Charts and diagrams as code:
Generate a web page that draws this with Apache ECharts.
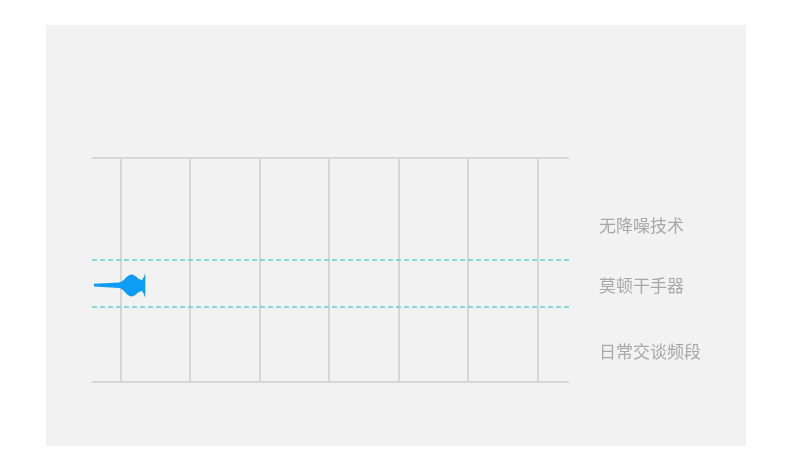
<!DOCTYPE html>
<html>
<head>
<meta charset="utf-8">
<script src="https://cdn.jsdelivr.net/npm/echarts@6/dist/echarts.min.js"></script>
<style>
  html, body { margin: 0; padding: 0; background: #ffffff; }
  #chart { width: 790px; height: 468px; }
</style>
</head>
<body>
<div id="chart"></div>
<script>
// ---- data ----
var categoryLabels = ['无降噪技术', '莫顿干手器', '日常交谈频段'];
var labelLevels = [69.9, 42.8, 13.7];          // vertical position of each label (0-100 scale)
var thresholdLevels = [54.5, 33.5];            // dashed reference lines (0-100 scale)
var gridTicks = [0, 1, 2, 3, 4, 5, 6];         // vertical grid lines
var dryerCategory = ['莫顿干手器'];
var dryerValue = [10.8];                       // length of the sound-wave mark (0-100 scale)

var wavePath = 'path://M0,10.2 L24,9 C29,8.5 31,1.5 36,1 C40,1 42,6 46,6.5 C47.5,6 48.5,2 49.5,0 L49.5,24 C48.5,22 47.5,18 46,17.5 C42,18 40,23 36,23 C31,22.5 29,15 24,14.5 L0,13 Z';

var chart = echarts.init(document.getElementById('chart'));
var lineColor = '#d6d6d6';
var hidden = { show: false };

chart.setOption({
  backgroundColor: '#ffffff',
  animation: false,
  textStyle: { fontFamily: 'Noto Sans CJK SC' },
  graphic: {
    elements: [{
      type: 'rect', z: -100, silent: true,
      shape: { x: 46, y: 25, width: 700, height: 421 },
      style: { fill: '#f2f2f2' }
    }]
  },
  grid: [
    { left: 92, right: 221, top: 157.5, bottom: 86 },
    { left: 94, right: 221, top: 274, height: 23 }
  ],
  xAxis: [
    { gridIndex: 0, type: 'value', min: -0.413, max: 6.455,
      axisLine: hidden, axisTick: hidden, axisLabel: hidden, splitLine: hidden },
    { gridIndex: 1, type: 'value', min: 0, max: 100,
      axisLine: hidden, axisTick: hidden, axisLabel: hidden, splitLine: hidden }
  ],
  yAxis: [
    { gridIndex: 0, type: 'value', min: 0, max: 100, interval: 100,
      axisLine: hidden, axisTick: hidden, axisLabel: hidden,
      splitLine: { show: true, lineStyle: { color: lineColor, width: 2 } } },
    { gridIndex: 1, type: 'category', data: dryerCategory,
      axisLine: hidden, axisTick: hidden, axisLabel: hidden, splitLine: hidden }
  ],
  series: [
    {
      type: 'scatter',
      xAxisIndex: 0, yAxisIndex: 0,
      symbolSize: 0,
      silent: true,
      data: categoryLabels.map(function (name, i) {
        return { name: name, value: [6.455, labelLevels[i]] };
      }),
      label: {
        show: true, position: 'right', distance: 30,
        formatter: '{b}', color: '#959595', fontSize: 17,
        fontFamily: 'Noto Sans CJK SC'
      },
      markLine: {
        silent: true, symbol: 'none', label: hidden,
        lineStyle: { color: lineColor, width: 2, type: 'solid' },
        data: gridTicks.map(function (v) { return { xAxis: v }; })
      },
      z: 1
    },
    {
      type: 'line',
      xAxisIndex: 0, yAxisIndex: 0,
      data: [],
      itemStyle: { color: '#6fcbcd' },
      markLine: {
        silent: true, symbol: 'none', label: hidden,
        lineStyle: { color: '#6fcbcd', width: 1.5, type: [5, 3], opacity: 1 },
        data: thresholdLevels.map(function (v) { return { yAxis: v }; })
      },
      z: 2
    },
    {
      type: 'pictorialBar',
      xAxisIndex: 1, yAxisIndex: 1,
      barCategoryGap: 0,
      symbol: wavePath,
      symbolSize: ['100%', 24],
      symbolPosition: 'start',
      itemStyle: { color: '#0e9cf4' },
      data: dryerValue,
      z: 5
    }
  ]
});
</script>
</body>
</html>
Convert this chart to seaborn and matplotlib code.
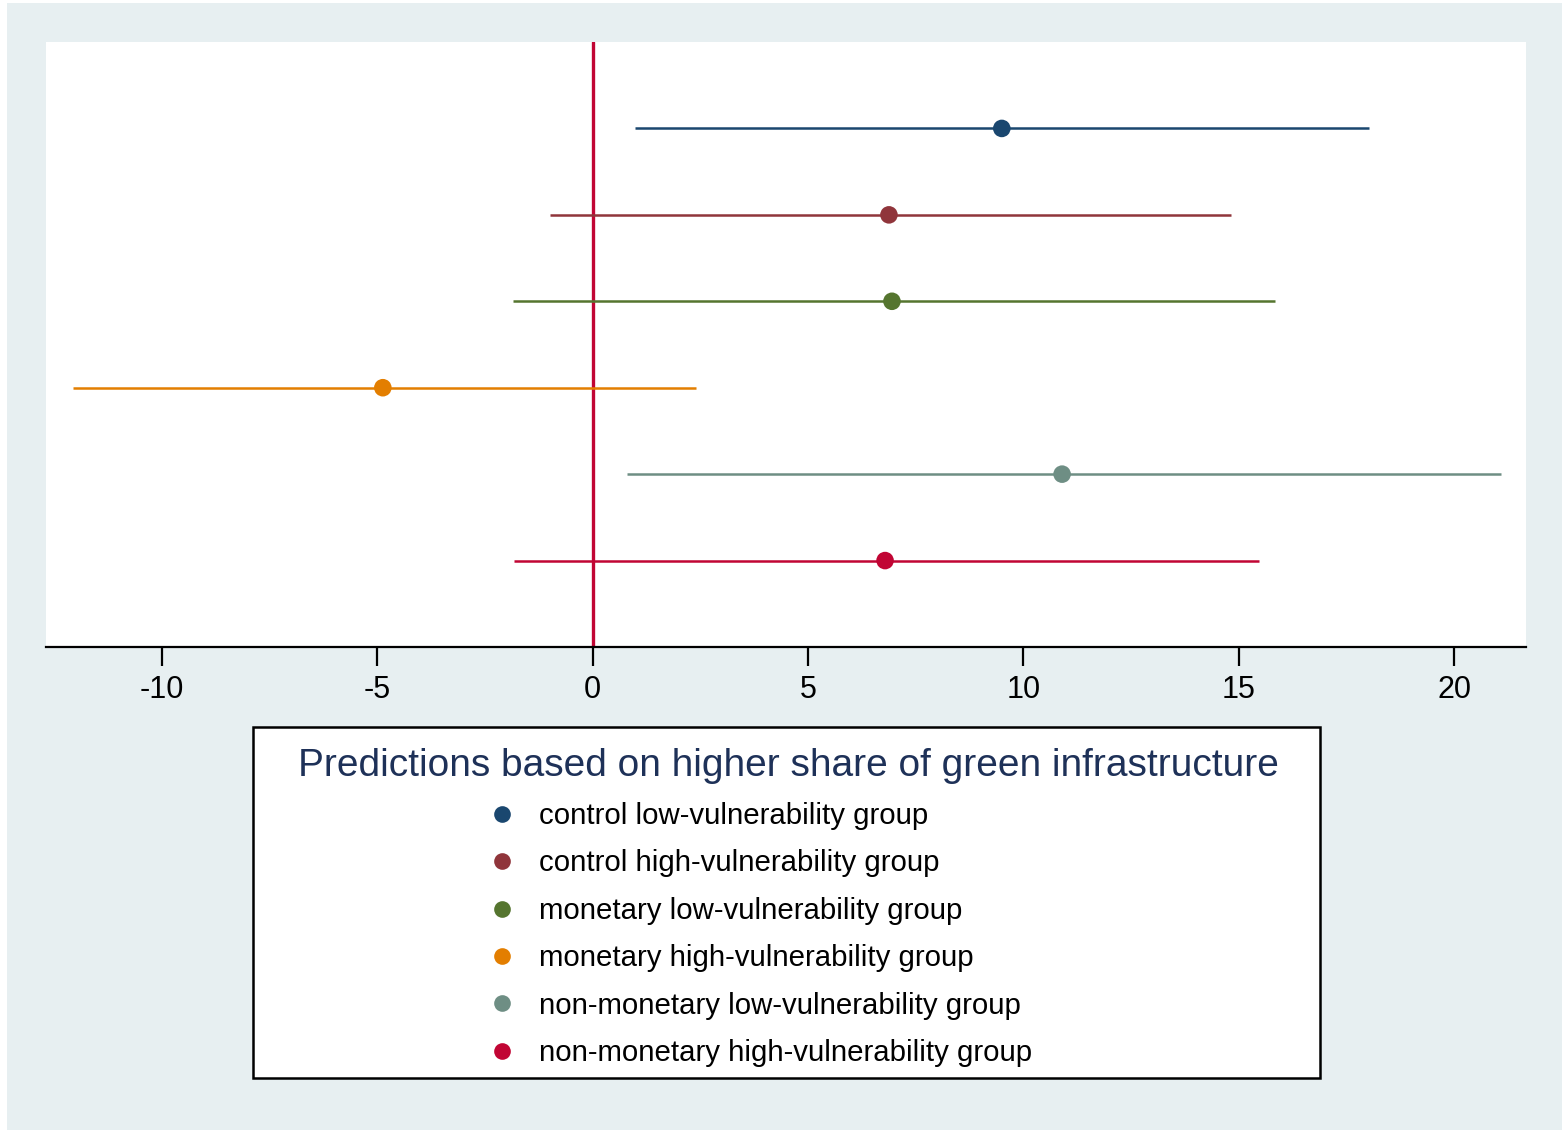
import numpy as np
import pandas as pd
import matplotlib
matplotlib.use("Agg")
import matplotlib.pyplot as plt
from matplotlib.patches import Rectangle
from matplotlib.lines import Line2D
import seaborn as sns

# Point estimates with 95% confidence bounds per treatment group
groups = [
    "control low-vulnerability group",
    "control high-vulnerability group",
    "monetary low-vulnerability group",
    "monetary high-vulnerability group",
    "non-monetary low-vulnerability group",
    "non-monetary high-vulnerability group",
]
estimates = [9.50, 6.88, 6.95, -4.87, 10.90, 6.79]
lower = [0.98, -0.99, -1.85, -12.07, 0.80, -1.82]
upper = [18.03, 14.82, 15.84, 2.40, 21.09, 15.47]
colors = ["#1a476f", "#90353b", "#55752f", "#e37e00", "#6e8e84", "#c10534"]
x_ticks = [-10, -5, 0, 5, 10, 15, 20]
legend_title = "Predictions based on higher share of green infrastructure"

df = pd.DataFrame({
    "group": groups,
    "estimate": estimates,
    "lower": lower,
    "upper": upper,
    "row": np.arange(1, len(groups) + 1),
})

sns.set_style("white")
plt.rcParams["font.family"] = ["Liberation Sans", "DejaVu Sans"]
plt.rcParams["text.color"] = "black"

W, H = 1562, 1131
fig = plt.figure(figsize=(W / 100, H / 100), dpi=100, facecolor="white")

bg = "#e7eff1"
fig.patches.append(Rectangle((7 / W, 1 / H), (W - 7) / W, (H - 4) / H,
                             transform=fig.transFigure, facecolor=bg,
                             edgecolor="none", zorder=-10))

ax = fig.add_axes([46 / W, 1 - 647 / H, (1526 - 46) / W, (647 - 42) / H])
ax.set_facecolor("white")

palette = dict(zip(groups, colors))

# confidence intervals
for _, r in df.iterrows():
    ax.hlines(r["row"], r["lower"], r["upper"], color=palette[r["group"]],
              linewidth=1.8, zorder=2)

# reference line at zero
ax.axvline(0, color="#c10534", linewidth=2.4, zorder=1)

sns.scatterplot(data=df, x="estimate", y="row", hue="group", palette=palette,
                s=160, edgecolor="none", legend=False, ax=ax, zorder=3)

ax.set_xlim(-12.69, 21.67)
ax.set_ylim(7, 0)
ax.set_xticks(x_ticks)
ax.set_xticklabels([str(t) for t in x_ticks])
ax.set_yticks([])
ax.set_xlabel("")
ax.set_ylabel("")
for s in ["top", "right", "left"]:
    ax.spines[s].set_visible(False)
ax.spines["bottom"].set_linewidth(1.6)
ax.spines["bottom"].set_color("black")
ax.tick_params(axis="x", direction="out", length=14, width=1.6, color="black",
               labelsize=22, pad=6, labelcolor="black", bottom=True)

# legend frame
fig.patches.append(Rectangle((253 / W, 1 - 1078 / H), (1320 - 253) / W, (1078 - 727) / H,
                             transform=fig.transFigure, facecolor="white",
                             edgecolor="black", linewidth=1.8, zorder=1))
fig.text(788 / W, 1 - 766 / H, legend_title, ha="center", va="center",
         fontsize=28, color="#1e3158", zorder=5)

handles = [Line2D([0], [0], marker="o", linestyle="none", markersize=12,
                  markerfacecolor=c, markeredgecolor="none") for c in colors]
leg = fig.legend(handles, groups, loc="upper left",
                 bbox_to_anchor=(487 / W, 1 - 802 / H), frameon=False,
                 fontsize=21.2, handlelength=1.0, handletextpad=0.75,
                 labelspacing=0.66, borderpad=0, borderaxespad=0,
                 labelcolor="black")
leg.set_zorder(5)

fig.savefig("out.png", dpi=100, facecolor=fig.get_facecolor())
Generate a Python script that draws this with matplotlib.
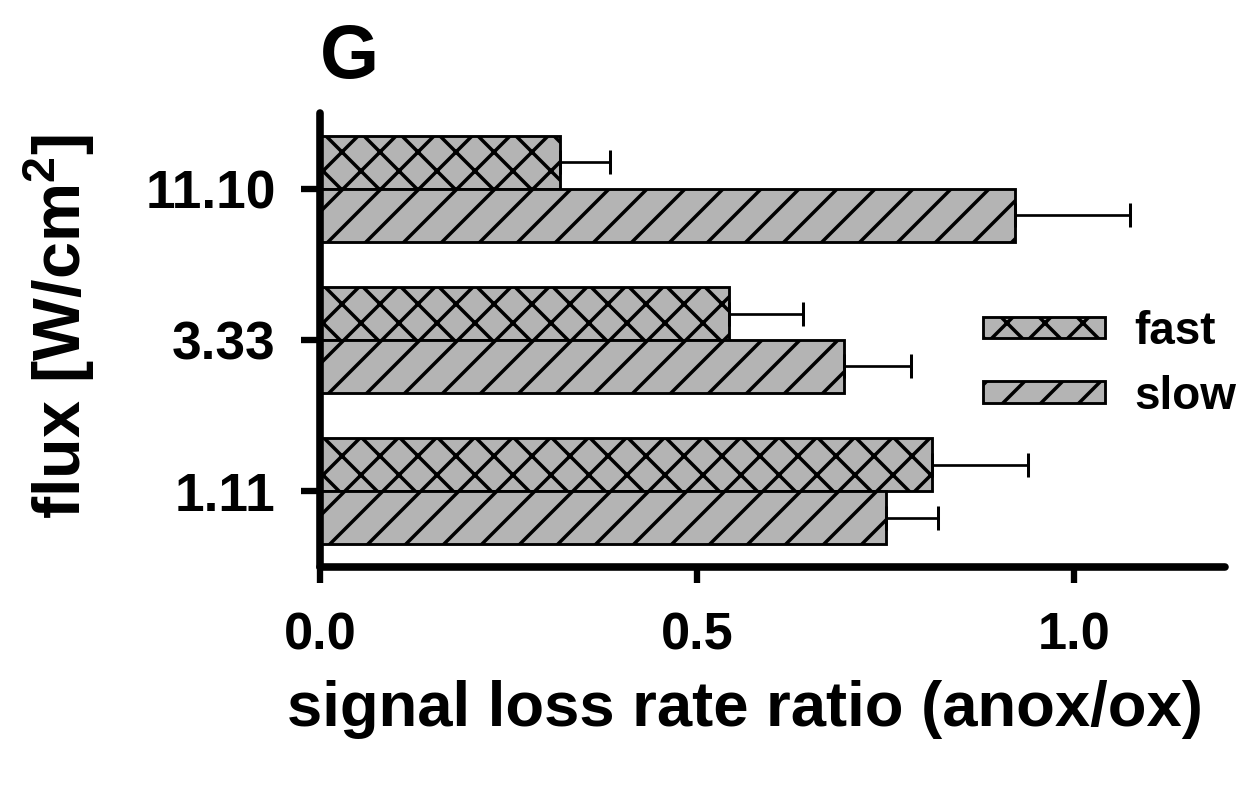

* _Given request_: Only the lines from the start of the records through the line containing "var wavePath = 'path://M0,10.2" should be repeated, word for word, with the pictures left out.

* _Solution to this task_:
Generate a web page that draws this with Apache ECharts.
<!DOCTYPE html>
<html>
<head>
<meta charset="utf-8">
<script src="https://cdn.jsdelivr.net/npm/echarts@6/dist/echarts.min.js"></script>
<style>
  html, body { margin: 0; padding: 0; background: #ffffff; }
  #chart { width: 790px; height: 468px; }
</style>
</head>
<body>
<div id="chart"></div>
<script>
// ---- data ----
var categoryLabels = ['无降噪技术', '莫顿干手器', '日常交谈频段'];
var labelLevels = [69.9, 42.8, 13.7];          // vertical position of each label (0-100 scale)
var thresholdLevels = [54.5, 33.5];            // dashed reference lines (0-100 scale)
var gridTicks = [0, 1, 2, 3, 4, 5, 6];         // vertical grid lines
var dryerCategory = ['莫顿干手器'];
var dryerValue = [10.8];                       // length of the sound-wave mark (0-100 scale)

var wavePath = 'path://M0,10.2 L24,9 C29,8.5 31,1.5 36,1 C40,1 42,6 46,6.5 C47.5,6 48.5,2 49.5,0 L49.5,24 C48.5,22 47.5,18 46,17.5 C42,18 40,23 36,23 C31,22.5 29,15 24,14.5 L0,13 Z';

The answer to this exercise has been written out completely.